Geoffrey leaped in from the side, swinging and shouting, “Orange sauce!”

The bird jerked to a halt in sheer surprise, turning to gape at Geoffrey.

“ ’Tis not a duck!” Alain protested.

The Boobrie’s head pivoted to glare narrow-eyed at Alain.

“Duck yourself!” Geoffrey cried, and Alain did, just in time for the Boobrie’s breast to slam into his shoulder as it charged. Its beakful of teeth closed on air instead of the throat for which it had aimed. From sheer reflex, Alain stabbed. “I spit thee, fowl!”

The Boobrie roared in rage and pain and curved its neck to bite at the nape of Alain’s neck. He leaped back, though, pulled the sword free, and the poignard-teeth closed on the blade.

Geoffrey leaped up behind it and slashed—but he only sheared tail feathers, for the bird was turning to this new threat even as he swung. It lunged at Geoffrey, wings raised high, eight-feet-long clubs poised to strike.

Gregory jumped in, caught a wing tip, and threw his whole weight against it, shouting, “Savory! Sage! In a batter with wine!”

The Boobrie honked in dismay as it swung around him.

“Beware those teeth, Gregory!” Geoffrey cried, dashing in to protect his little brother—and a wing cracked into his head, knocking him to the ground.

“I am safe!” Gregory cried, releasing the wing-tip and leaping back. “Up, brother! Save yourself!”

There was no need to worry about Geoffrey, though. The Boobrie was charging Gregory now, blood in its eye, beakful of teeth reaching out, wings arched to strike.

“Drumsticks!” Alain cried, and dived to wrap his arms around one yard-long leg.

The Boobrie hooted, flapping its wings in a vain attempt to balance on one webbed foot. Then it tumbled; its foot twisted in Alain’s grasp and the heel spur raked his chest. He ignored the pain and hung on, trying to clamber to his feet.

“Up, friend!” Geoffrey seized Alain’s collar and hauled him upright. “Loose the beast and let it fly!”

The Boobrie was indeed struggling to get back on its webs. The young men backed warily away, swords at the ready, but something hooted out on the lake.

The Boobrie’s head swung around.

The hooting turned into a burbling laugh.

The Boobrie roared in anger and ran heavily back toward the lake. It plunged into the water, leaving a few streaks of red in its wake, but gliding quite steadily nonetheless, answering the hooting mirth with its own chortling cry.

“How lucky for us that another Boobrie came to challenge it,” Alain said shakily.

“There is none other, but this one shall circle the lake for hours trying to find it, growing steadily more and more maddened as it fails to discover what it seeks,” Gregory said.

“I thought it was something of the kind.” Geoffrey nodded. “How did you do it, brother?
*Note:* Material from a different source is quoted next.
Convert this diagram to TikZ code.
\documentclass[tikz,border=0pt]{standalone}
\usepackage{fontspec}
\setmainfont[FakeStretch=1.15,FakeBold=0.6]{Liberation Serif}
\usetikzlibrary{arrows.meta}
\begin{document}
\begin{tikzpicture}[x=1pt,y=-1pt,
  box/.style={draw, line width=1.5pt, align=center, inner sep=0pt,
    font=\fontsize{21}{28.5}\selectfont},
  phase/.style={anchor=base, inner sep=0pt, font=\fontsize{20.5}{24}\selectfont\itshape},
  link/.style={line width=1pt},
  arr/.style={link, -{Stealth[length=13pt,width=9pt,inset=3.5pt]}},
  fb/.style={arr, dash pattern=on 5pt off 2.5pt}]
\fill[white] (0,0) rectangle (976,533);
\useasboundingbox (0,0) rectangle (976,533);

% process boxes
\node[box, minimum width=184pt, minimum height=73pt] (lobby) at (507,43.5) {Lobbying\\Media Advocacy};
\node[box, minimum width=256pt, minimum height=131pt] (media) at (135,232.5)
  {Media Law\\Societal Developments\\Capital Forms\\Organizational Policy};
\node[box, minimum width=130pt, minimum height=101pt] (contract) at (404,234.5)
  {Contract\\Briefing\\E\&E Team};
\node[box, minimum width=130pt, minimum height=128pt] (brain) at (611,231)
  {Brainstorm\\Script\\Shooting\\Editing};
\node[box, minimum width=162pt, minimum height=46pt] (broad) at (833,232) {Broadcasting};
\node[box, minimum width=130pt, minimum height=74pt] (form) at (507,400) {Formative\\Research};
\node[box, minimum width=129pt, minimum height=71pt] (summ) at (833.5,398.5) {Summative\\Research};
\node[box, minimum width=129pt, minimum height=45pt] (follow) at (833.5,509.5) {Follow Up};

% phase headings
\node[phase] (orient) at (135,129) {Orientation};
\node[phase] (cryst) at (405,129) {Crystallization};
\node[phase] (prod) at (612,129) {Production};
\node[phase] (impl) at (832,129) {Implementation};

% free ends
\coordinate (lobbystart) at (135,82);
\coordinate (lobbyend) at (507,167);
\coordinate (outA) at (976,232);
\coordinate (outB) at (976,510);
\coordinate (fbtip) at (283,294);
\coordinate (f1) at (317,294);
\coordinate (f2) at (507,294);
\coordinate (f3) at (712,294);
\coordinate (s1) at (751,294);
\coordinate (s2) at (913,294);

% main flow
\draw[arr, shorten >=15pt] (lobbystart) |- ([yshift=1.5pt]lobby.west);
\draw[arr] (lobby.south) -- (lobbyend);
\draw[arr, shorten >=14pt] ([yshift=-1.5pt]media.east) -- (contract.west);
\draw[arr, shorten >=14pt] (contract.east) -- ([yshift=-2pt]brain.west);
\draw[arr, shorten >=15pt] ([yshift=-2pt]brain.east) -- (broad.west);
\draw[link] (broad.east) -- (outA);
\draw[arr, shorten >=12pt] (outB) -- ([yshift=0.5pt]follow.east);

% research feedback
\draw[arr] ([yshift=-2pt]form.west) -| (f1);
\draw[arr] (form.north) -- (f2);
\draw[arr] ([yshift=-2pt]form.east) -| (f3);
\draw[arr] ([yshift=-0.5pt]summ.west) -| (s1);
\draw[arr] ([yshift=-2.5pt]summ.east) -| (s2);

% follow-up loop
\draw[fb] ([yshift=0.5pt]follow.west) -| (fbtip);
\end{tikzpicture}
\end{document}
Ventriloquism?”

“Of a sort,” Gregory acknowledged. “I studied the vibrations of its cry when first it called, so I knew how to modulate the air currents out over the water to make the sound of a challenger.”
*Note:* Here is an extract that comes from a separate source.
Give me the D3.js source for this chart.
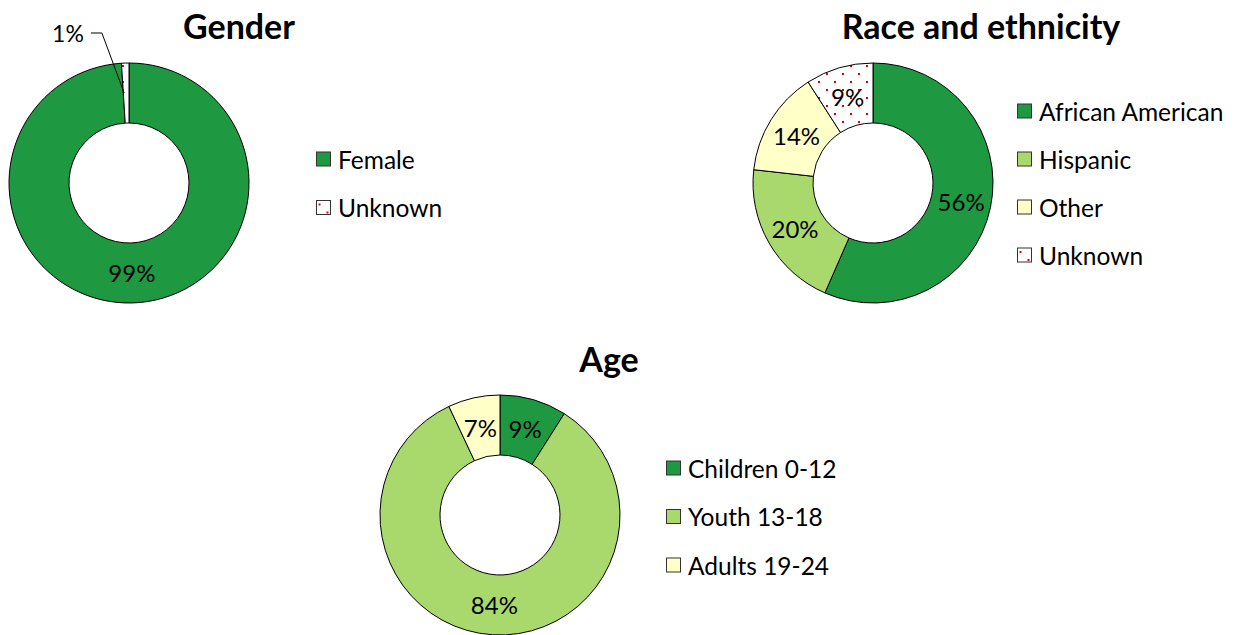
<!DOCTYPE html>
<html>
<head>
<meta charset="utf-8">
<script src="https://cdn.jsdelivr.net/npm/d3@7/dist/d3.min.js"></script>
<style>
  html, body { margin: 0; padding: 0; background: #fff; }
  svg text { font-family: Lato, "Open Sans", sans-serif; fill: #000; }
</style>
</head>
<body>
<svg id="chart" width="1235" height="635"></svg>
<script>
// Demographic breakdowns (percent of participants)
const genderCategories = ["Female", "Unknown"];
const genderValues = [99, 1];

const raceCategories = ["African American", "Hispanic", "Other", "Unknown"];
const raceValues = [56, 20, 14, 9];

const ageCategories = ["Children 0-12", "Youth 13-18", "Adults 19-24"];
const ageValues = [9, 84, 7];

const svg = d3.select("#chart");
const defs = svg.append("defs");

// Dotted fill used for "Unknown"
const pat = defs.append("pattern")
  .attr("id", "dots")
  .attr("patternUnits", "userSpaceOnUse")
  .attr("x", 1).attr("y", 2)
  .attr("width", 16).attr("height", 16);
pat.append("rect").attr("width", 16).attr("height", 16).attr("fill", "#fff");
pat.append("rect").attr("x", 0).attr("y", 0).attr("width", 2).attr("height", 2).attr("fill", "#e00000");
pat.append("rect").attr("x", 8).attr("y", 8).attr("width", 2).attr("height", 2).attr("fill", "#e00000");

// Small-scale dots for the legend swatch
const pat2 = defs.append("pattern")
  .attr("id", "dotsSmall")
  .attr("patternUnits", "objectBoundingBox")
  .attr("width", 1).attr("height", 1);
pat2.append("rect").attr("width", 14).attr("height", 14).attr("fill", "#fff");
pat2.append("rect").attr("x", 2).attr("y", 3).attr("width", 2).attr("height", 2).attr("fill", "#e00000");
pat2.append("rect").attr("x", 10).attr("y", 11).attr("width", 2).attr("height", 2).attr("fill", "#e00000");

const fillFor = (name, i, legend) => name === "Unknown"
  ? (legend ? "url(#dotsSmall)" : "url(#dots)")
  : ["#1f9842", "#a9d96c", "#ffffc8"][i];

function donut(cfg) {
  const g = svg.append("g").attr("transform", `translate(${cfg.cx},${cfg.cy})`);
  const pie = d3.pie().sort(null).value(d => d.value);
  const data = cfg.categories.map((c, i) => ({ name: c, value: cfg.values[i], i }));
  const arcs = pie(data);
  const arc = d3.arc().innerRadius(60).outerRadius(120);
  const labelArc = d3.arc().innerRadius(90).outerRadius(90);

  g.selectAll("path.slice").data(arcs).join("path")
    .attr("class", "slice")
    .attr("d", arc)
    .attr("fill", d => fillFor(d.data.name, d.data.i))
    .attr("stroke", "#000").attr("stroke-width", 1);

  arcs.forEach(d => {
    if (cfg.outside && cfg.outside.includes(d.data.name)) {
      const [px, py] = labelArc.centroid(d);
      const lx = cfg.outsideLabel[0] - cfg.cx, ly = cfg.outsideLabel[1] - cfg.cy;
      const t = g.append("text").attr("x", lx).attr("y", ly)
        .attr("text-anchor", "middle").attr("dominant-baseline", "central")
        .attr("font-size", 23).text(d.data.value + "%");
      const w = t.node().getComputedTextLength();
      g.append("path")
        .attr("d", `M${lx + w / 2 + 7},${ly}H${lx + w / 2 + 18}L${px - 2},${py}`)
        .attr("fill", "none").attr("stroke", "#000").attr("stroke-width", 1);
    } else {
      const [x, y] = labelArc.centroid(d);
      g.append("text").attr("x", x).attr("y", y)
        .attr("text-anchor", "middle").attr("dominant-baseline", "central")
        .attr("font-size", 24).text(d.data.value + "%");
    }
  });

  svg.append("text").attr("x", cfg.title[0]).attr("y", cfg.title[1])
    .attr("text-anchor", "middle").attr("dominant-baseline", "central")
    .attr("font-size", 34).attr("font-weight", "bold").text(cfg.titleText);

  const leg = svg.append("g").attr("transform", `translate(${cfg.legend[0]},${cfg.legend[1]})`);
  const rows = leg.selectAll("g").data(data).join("g")
    .attr("transform", (d, i) => `translate(0,${i * cfg.legendStep})`);
  rows.append("rect").attr("x", 0.5).attr("y", -7).attr("width", 14).attr("height", 14)
    .attr("fill", d => fillFor(d.name, d.i, true)).attr("stroke", "#333").attr("stroke-width", 1);
  rows.append("text").attr("x", 22).attr("y", 0).attr("dominant-baseline", "central")
    .attr("font-size", 24.5).text(d => d.name);
}

donut({ cx: 129, cy: 183, categories: genderCategories, values: genderValues,
  title: [239, 25], titleText: "Gender", legend: [316, 159], legendStep: 48.5,
  outside: ["Unknown"], outsideLabel: [68, 33] });

donut({ cx: 873, cy: 183, categories: raceCategories, values: raceValues,
  title: [981, 25], titleText: "Race and ethnicity", legend: [1017, 111], legendStep: 48 });

donut({ cx: 500, cy: 515, categories: ageCategories, values: ageValues,
  title: [609, 358], titleText: "Age", legend: [666, 468], legendStep: 48.5 });
</script>
</body>
</html>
“Well done, if a bit tardily,” Alain said.

“Tardily indeed!” Gregory tore open the prince’s doublet. “Let me see how deep that wound is, and how much inclined to infection!”

“Oh, kill the bacteria with a thought,” Geoffrey said crossly, glaring at the gouge in his thigh.

“As you do?” Gregory noted the direction of his gaze. “Well, knit the flesh back together, brother—or if you would like more objectivity, I shall do it for you. Are you angered from the pain, or because your hose are quite irretrievably stained?”

“Neither,” Geoffrey groused. “I simply dislike losing—or in this case, not winning.”

“Besides,” Alain said through clenched teeth, “he was counting on roast fowl with all the trimmings. Have a care, Gregory! It may be deeper than it looks.”

“The pain you feel is the wound closing,” Gregory assured him. He stood up, watching the torn flesh flow back together as he made cell bond to cell. “This is easy enough to do. I wonder how our enemy made it so hard to render the Boobrie back into the fungus of which it was made.”

“Perhaps it was simply the strength of its desire to live,” Geoffrey suggested.

“It is certainly convenient to have a wizard along when I’m apt to be wounded,” Alain said with a sigh of relief. He tested his wand. “I cannot see the slightest trace of a seam.”

“He is a passable tailor,” Geoffrey grunted. He looked up at another whooping laugh from the lake. “Are you certain there is no other male Boobrie about, brother?”